▶ _GOAL_
Quote, line for line, the entries from the first through the one containing "import pandas as pd". Pictures are left out.

▶ _Items listed in a dataset_
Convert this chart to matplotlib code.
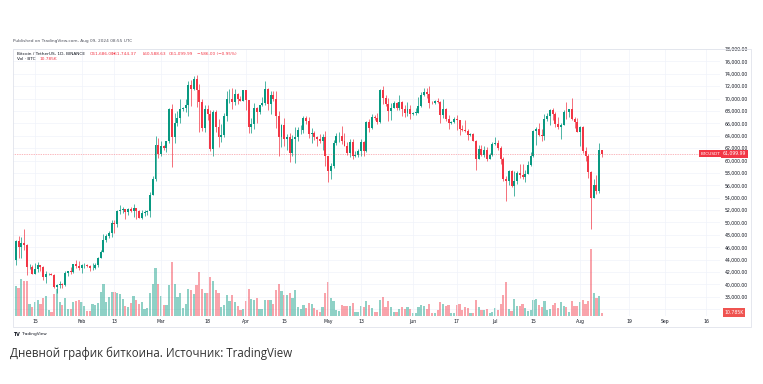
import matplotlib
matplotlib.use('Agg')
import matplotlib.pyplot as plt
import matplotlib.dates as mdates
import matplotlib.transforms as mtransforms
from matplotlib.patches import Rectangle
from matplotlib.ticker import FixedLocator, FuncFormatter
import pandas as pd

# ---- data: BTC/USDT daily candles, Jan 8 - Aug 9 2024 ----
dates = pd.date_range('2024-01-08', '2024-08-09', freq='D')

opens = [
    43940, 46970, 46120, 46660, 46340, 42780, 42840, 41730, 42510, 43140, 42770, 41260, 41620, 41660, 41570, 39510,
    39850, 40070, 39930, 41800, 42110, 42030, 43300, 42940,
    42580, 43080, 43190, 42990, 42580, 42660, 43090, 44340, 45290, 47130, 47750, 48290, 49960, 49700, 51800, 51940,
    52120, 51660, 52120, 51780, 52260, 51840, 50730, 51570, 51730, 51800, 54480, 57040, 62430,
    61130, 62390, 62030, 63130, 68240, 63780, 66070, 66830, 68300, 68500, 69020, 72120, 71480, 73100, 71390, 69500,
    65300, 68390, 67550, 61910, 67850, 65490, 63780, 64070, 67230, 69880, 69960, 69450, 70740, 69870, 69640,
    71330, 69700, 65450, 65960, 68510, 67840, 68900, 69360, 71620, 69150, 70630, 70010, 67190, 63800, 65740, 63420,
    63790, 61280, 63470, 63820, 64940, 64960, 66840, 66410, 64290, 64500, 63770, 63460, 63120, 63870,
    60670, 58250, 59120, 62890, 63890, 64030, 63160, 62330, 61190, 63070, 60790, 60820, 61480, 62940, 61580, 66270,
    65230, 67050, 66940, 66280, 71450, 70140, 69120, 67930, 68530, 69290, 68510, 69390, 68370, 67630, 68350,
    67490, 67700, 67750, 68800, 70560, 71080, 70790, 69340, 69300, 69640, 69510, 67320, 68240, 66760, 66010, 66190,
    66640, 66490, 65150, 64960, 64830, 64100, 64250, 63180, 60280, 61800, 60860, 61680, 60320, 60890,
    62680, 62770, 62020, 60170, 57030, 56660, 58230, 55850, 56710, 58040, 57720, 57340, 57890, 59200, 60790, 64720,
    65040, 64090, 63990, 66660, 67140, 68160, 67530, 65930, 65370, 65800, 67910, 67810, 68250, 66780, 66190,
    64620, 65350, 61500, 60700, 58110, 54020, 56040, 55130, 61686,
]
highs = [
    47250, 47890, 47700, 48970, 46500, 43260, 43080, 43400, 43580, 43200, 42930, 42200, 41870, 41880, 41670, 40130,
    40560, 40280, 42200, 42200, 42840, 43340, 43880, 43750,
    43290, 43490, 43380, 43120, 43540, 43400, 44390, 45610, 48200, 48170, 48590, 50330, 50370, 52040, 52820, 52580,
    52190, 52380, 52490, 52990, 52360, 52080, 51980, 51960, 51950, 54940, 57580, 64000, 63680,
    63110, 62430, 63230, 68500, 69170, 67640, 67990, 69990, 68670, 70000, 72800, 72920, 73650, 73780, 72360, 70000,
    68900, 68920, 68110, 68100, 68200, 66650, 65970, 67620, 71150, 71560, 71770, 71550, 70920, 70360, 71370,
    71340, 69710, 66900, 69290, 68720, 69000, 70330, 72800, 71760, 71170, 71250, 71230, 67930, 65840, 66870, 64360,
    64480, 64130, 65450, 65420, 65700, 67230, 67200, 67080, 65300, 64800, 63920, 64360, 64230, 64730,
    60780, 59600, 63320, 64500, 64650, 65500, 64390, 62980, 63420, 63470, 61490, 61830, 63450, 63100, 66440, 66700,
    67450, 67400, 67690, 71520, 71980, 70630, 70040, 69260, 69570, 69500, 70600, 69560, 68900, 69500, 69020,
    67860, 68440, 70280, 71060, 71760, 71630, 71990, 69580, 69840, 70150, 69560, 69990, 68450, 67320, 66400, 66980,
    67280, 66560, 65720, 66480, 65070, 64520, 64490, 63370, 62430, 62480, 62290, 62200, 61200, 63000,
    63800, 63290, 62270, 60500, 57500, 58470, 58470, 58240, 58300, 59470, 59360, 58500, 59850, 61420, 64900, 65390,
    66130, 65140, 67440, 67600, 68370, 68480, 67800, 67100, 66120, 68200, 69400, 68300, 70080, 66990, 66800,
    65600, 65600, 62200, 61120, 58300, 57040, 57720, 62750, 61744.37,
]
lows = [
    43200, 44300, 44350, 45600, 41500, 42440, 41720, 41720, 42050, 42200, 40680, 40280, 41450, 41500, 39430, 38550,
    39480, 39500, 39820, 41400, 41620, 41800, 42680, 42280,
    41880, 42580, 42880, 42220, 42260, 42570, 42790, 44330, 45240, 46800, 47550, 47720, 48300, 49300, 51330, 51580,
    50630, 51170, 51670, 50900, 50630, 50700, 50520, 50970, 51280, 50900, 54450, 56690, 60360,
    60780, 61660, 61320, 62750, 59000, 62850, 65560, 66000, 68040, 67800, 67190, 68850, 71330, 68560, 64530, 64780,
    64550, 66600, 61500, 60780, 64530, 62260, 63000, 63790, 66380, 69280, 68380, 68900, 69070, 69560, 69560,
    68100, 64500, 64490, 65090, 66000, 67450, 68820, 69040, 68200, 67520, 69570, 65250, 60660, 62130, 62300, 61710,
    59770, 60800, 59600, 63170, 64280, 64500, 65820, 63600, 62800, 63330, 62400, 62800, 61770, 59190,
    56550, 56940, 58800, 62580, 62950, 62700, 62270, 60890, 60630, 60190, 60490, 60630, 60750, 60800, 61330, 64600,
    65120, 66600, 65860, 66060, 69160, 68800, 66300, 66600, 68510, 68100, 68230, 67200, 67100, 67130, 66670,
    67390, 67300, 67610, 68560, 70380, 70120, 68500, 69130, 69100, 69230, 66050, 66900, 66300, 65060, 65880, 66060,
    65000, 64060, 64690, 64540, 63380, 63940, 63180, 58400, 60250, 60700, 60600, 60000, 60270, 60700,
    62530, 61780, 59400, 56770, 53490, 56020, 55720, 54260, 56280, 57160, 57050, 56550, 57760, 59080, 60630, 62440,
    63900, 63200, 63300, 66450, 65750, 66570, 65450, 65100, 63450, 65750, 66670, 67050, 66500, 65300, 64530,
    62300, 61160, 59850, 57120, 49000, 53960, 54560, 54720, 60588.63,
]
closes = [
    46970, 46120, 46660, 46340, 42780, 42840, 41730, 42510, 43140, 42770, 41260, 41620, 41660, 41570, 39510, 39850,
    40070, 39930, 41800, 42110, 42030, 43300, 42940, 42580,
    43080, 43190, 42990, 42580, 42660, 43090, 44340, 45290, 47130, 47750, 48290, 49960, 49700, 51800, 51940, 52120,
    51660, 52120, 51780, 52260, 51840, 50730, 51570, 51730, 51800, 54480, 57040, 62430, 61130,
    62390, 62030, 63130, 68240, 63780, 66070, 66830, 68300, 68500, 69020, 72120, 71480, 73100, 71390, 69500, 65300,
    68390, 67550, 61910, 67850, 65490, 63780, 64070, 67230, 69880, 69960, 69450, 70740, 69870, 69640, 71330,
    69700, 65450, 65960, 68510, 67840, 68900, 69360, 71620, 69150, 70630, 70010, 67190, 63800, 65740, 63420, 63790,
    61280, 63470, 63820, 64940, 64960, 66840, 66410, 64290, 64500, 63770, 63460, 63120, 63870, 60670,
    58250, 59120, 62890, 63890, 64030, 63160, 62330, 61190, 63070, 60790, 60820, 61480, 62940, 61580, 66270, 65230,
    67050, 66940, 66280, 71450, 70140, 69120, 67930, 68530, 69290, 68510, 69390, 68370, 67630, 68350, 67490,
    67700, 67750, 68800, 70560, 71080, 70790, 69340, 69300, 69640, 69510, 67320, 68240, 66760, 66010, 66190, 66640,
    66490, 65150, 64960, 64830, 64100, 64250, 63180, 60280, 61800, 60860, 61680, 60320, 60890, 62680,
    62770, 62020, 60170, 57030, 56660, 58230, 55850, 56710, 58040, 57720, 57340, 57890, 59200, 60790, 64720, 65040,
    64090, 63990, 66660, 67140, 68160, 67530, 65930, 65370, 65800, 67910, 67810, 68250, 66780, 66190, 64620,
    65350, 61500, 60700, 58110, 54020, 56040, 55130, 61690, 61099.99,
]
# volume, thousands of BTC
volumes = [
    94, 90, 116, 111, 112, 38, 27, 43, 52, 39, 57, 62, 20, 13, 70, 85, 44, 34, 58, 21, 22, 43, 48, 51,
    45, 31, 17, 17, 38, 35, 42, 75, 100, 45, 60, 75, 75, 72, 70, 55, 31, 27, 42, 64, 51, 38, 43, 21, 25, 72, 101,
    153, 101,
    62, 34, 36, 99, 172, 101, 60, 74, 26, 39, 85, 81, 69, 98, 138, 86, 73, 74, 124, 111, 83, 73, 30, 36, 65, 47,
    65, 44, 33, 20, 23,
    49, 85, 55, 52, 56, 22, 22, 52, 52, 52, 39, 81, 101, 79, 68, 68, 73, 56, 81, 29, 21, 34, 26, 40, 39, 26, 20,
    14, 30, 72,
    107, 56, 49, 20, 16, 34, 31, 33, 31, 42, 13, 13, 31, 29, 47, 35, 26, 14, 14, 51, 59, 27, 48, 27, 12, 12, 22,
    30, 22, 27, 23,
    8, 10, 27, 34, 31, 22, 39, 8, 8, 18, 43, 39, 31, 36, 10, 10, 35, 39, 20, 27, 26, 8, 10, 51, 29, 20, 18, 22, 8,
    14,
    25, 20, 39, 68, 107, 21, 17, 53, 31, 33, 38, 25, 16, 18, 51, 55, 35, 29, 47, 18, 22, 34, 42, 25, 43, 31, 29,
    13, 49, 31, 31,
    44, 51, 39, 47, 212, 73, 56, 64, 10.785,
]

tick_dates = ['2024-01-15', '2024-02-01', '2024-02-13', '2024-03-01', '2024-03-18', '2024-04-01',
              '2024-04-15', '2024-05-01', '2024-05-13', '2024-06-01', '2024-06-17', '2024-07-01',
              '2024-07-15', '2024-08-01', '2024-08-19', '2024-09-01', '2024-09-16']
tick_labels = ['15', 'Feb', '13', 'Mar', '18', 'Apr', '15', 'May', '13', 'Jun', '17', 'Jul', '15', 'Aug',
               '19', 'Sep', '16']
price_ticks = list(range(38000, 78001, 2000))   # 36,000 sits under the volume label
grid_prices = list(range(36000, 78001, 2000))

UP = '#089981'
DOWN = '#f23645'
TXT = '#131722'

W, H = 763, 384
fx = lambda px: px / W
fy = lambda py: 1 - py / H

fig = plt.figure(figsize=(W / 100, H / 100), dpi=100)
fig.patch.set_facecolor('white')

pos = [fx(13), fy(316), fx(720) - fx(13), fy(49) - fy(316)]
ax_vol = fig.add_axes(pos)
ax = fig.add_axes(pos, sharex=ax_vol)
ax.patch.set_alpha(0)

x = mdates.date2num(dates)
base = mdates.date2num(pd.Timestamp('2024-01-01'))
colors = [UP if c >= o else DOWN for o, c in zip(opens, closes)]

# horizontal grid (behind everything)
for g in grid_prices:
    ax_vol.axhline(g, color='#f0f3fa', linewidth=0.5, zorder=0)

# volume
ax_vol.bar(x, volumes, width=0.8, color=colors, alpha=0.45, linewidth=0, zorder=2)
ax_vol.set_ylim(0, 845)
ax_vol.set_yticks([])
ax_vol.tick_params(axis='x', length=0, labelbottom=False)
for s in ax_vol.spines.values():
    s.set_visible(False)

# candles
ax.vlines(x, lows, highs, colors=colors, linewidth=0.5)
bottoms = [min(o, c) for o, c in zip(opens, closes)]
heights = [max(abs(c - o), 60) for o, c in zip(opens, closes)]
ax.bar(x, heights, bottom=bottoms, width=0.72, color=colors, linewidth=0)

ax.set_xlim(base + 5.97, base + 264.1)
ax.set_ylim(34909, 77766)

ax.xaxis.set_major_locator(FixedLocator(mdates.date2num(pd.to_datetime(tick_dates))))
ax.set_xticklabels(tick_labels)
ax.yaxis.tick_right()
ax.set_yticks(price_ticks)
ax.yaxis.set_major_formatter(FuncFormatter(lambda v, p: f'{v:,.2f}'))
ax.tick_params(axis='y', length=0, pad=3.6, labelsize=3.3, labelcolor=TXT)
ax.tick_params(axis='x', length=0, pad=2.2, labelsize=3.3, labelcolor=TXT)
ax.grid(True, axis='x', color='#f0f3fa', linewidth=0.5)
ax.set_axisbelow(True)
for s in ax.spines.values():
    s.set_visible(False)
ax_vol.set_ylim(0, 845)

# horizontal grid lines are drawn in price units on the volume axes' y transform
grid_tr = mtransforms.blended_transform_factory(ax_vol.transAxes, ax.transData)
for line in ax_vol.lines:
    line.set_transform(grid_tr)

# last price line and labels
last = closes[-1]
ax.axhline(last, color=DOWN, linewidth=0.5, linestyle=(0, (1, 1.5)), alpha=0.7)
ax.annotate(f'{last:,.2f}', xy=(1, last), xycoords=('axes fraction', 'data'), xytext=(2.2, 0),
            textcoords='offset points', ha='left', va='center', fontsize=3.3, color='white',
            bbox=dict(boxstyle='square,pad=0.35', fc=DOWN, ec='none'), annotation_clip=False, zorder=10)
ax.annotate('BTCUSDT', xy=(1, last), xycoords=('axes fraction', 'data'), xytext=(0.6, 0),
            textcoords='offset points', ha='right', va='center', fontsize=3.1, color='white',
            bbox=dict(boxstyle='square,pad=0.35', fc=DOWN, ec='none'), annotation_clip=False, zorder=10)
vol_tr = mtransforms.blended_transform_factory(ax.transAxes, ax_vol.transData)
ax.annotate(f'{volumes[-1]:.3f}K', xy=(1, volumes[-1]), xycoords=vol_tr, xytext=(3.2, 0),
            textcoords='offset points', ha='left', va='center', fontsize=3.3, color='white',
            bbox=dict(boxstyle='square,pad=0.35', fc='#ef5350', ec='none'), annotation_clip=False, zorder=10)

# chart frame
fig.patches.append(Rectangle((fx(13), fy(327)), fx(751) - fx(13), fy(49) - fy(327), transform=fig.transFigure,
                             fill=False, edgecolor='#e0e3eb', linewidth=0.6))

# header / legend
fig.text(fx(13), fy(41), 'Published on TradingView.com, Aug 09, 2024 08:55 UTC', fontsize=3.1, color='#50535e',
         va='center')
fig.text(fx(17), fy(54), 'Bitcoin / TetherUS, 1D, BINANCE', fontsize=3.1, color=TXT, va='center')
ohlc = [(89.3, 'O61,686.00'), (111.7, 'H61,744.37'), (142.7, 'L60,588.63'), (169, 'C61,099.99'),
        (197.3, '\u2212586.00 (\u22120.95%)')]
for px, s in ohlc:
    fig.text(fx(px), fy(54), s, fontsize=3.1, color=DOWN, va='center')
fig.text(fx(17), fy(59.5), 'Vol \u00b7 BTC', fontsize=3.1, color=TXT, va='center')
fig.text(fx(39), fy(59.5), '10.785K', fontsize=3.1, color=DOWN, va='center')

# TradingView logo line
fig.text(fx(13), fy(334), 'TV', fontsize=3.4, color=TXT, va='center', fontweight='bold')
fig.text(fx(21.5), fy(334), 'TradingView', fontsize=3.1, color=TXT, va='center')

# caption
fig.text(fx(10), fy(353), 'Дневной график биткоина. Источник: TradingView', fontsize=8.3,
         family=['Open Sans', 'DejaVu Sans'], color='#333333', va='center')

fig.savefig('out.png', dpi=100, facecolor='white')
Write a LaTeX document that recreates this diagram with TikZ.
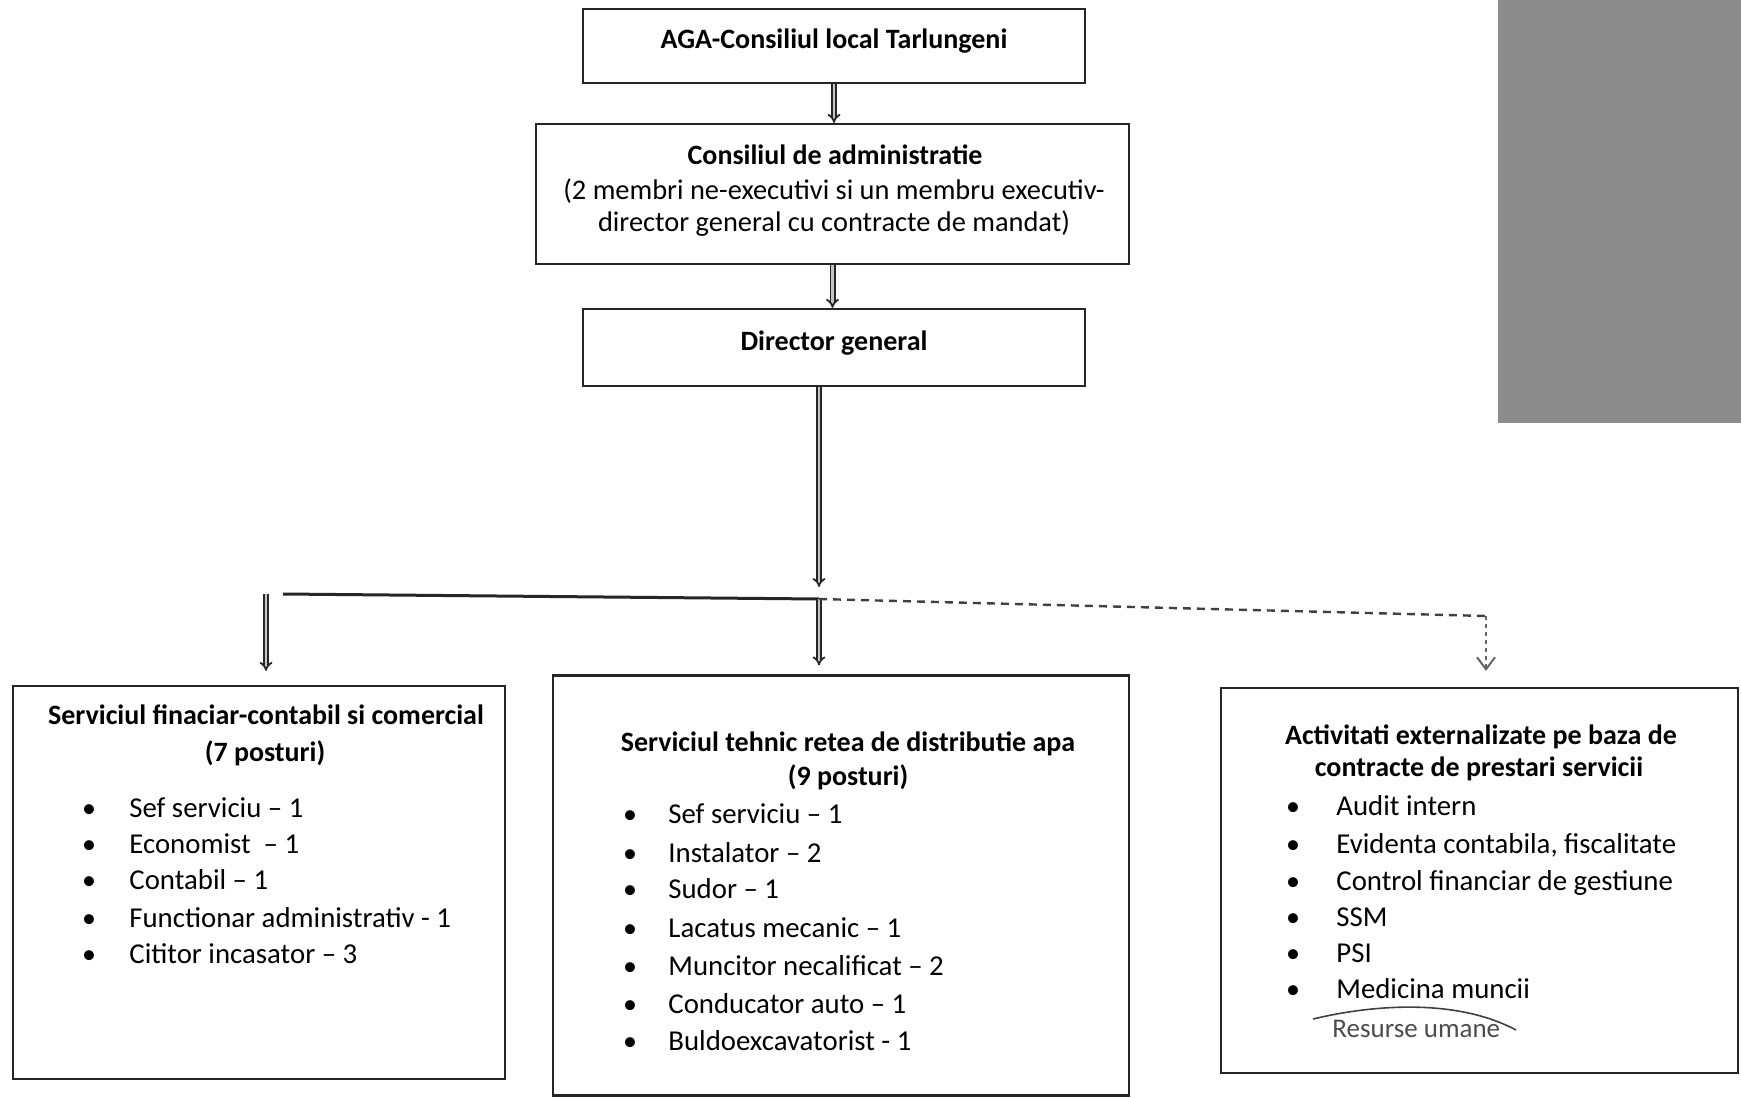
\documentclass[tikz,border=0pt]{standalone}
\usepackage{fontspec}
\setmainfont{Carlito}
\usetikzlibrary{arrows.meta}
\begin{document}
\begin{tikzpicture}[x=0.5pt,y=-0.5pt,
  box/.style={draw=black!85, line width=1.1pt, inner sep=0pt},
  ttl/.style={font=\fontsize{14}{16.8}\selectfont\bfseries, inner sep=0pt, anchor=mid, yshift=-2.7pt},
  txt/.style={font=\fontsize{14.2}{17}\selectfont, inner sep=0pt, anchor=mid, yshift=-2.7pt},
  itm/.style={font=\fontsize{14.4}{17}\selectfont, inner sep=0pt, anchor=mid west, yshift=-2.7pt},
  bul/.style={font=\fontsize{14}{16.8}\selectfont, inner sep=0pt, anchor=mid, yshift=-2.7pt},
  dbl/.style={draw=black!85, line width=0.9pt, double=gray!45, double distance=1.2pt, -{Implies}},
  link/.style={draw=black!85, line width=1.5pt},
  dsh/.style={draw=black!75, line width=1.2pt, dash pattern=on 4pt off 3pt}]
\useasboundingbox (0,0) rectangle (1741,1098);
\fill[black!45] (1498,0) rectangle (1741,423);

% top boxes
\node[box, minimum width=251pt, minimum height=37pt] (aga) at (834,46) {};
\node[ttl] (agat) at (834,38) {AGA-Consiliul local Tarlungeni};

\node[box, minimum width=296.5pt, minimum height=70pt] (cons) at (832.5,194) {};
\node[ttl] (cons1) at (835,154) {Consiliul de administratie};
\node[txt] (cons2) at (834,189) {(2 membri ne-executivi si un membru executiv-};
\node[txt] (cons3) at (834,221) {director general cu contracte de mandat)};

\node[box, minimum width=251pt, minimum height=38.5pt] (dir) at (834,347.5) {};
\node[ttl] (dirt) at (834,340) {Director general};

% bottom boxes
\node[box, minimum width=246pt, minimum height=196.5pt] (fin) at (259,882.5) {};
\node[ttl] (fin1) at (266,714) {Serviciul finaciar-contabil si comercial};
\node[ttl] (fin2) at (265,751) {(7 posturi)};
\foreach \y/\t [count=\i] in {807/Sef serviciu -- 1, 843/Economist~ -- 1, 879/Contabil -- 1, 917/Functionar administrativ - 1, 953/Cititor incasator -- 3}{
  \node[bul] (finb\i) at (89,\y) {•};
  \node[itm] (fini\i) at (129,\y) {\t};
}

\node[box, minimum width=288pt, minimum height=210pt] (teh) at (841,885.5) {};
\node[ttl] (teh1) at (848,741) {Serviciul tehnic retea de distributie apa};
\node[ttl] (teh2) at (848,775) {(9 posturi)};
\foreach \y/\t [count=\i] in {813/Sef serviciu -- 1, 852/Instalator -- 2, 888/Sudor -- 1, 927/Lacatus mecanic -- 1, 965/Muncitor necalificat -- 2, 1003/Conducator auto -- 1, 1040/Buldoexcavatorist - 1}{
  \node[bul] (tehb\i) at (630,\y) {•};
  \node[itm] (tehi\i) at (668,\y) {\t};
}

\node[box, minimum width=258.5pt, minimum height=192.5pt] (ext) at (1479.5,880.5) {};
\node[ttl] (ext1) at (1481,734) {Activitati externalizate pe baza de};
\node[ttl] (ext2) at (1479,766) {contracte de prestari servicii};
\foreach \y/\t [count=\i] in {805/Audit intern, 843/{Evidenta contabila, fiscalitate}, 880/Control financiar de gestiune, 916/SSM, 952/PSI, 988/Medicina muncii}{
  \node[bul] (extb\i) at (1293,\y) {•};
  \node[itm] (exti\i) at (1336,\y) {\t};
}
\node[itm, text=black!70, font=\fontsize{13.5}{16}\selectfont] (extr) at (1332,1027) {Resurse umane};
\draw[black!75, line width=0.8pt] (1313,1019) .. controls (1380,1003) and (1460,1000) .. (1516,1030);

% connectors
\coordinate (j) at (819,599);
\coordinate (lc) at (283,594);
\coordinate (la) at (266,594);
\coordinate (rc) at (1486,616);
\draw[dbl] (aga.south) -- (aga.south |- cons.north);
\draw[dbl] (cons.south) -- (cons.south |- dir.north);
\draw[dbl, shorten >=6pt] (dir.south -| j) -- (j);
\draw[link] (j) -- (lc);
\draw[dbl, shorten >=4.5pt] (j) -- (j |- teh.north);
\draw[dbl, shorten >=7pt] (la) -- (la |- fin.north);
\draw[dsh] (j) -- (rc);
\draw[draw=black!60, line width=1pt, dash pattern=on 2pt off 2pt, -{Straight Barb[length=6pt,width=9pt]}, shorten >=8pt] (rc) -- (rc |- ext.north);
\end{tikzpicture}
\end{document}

▶ _EXERCISE ANSWER_
Convert this chart to matplotlib code.
import matplotlib
matplotlib.use('Agg')
import matplotlib.pyplot as plt
import matplotlib.dates as mdates
import matplotlib.transforms as mtransforms
from matplotlib.patches import Rectangle
from matplotlib.ticker import FixedLocator, FuncFormatter
import pandas as pd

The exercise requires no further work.